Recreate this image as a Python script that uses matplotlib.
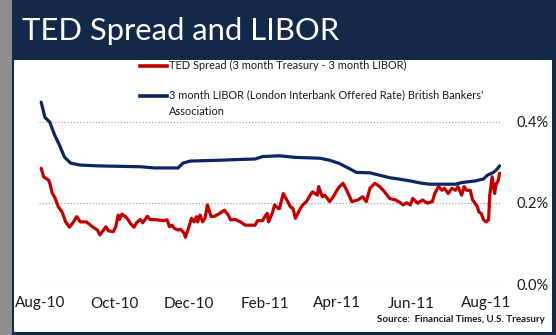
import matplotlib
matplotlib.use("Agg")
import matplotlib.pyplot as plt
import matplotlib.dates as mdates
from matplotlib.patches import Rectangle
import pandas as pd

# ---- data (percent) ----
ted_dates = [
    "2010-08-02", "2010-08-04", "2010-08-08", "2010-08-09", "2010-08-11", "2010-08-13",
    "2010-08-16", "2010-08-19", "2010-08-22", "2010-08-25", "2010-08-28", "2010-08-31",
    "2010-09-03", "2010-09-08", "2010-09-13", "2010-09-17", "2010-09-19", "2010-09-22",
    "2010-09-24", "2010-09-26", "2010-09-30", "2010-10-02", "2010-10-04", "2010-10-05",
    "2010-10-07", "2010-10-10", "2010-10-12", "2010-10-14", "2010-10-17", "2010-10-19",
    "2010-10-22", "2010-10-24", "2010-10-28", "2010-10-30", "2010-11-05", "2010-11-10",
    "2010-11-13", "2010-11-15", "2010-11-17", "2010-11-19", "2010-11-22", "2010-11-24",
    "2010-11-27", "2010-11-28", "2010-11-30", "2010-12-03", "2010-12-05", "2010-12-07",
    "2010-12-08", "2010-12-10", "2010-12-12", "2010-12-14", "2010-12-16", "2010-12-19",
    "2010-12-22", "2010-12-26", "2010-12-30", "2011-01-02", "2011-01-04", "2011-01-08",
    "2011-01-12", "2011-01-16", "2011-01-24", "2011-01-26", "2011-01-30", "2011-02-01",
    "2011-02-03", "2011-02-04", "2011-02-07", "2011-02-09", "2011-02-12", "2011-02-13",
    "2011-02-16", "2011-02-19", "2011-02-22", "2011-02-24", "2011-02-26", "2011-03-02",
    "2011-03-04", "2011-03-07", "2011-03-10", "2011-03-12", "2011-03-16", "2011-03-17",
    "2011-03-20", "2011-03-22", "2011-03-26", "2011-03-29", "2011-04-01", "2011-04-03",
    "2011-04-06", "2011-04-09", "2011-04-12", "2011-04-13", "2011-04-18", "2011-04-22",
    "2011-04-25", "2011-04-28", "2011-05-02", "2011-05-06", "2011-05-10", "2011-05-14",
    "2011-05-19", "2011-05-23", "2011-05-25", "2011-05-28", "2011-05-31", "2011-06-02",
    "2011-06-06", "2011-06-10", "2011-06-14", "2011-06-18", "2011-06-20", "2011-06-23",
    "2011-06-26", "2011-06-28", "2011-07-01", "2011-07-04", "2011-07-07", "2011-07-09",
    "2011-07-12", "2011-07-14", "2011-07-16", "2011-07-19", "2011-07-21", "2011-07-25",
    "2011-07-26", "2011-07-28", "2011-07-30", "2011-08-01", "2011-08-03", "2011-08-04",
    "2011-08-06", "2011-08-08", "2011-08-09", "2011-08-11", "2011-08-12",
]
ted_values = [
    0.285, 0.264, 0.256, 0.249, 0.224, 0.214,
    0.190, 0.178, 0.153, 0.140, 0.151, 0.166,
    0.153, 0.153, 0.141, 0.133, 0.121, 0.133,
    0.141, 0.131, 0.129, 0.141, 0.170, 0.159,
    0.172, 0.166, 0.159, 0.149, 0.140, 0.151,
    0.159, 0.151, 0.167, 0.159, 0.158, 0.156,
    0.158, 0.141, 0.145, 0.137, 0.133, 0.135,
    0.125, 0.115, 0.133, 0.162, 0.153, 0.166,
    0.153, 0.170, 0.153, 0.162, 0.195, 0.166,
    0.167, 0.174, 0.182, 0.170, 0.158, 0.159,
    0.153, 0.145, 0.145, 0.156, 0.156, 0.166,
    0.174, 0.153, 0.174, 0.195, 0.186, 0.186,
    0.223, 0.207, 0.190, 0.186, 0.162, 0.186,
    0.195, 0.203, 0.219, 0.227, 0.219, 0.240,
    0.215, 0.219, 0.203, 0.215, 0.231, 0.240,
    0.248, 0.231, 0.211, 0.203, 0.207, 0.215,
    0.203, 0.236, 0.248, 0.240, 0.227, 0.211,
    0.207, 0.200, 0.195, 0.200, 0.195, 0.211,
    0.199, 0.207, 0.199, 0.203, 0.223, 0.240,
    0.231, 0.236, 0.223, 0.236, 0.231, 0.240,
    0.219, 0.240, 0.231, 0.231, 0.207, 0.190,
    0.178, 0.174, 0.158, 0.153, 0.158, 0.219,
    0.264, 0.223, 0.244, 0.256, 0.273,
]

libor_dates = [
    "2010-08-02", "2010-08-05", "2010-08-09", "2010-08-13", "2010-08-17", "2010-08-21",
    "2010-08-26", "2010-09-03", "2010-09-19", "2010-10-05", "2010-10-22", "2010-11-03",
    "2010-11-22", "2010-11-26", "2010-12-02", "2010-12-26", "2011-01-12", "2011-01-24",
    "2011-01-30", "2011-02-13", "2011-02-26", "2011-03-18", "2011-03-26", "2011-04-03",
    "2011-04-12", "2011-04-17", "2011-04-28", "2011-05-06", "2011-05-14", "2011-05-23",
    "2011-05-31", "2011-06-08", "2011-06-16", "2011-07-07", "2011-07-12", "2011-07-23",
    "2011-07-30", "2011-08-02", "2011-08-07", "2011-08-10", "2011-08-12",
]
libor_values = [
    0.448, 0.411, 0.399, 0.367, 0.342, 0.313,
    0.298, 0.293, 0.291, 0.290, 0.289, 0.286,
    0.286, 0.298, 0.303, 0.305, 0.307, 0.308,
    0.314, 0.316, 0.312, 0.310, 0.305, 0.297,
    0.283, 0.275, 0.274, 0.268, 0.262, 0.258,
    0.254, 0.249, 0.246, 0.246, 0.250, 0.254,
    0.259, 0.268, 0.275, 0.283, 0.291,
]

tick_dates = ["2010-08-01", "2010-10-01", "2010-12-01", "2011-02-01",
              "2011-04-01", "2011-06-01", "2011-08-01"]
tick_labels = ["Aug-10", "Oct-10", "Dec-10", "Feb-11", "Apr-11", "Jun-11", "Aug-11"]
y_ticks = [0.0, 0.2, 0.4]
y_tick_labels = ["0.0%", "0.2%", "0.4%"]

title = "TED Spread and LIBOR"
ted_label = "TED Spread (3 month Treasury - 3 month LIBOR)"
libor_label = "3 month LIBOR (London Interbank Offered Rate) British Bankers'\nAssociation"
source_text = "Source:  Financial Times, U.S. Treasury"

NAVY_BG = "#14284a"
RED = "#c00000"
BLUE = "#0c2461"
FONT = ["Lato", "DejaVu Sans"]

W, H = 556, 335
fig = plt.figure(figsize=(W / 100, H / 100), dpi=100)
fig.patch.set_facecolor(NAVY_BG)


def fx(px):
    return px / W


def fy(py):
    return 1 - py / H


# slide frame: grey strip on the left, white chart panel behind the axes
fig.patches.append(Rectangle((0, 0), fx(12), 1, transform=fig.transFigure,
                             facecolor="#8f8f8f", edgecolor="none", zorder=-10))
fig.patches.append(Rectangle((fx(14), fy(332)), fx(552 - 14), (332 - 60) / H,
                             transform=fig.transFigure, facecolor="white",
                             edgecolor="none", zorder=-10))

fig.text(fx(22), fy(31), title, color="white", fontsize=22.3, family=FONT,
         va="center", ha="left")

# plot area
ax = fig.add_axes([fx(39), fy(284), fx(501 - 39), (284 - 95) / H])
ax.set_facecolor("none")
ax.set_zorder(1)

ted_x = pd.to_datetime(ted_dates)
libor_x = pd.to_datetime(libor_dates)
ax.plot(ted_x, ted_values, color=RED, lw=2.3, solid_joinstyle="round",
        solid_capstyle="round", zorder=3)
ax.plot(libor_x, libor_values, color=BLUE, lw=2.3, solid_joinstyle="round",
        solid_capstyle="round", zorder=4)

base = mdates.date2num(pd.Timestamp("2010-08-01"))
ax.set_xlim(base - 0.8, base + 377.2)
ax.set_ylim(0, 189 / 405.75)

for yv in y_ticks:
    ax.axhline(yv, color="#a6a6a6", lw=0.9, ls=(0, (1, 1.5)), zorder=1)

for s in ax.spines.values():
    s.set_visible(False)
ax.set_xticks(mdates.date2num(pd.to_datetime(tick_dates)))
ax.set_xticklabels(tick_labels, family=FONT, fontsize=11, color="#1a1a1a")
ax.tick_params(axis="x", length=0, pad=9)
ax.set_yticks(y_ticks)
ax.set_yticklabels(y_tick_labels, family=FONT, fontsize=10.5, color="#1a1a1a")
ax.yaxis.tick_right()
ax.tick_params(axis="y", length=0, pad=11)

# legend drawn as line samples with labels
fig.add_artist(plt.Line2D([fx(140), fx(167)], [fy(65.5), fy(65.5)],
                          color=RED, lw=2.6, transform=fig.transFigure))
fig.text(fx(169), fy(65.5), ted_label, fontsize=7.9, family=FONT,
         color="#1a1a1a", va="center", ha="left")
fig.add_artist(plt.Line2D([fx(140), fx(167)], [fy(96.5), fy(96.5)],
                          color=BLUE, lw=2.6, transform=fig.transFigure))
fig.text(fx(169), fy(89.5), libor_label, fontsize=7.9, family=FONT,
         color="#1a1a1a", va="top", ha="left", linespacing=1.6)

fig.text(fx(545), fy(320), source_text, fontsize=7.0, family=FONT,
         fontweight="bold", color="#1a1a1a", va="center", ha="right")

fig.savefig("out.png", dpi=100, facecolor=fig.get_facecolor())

* Stated goal *
Repeat the lines of the listing above verbatim, beginning at its first line and ending at the line containing "import pandas as pd", which is included. Omit pictures.

* Task output *
Recreate this image as a Python script that uses matplotlib.
import matplotlib
matplotlib.use("Agg")
import matplotlib.pyplot as plt
import matplotlib.dates as mdates
from matplotlib.patches import Rectangle
import pandas as pd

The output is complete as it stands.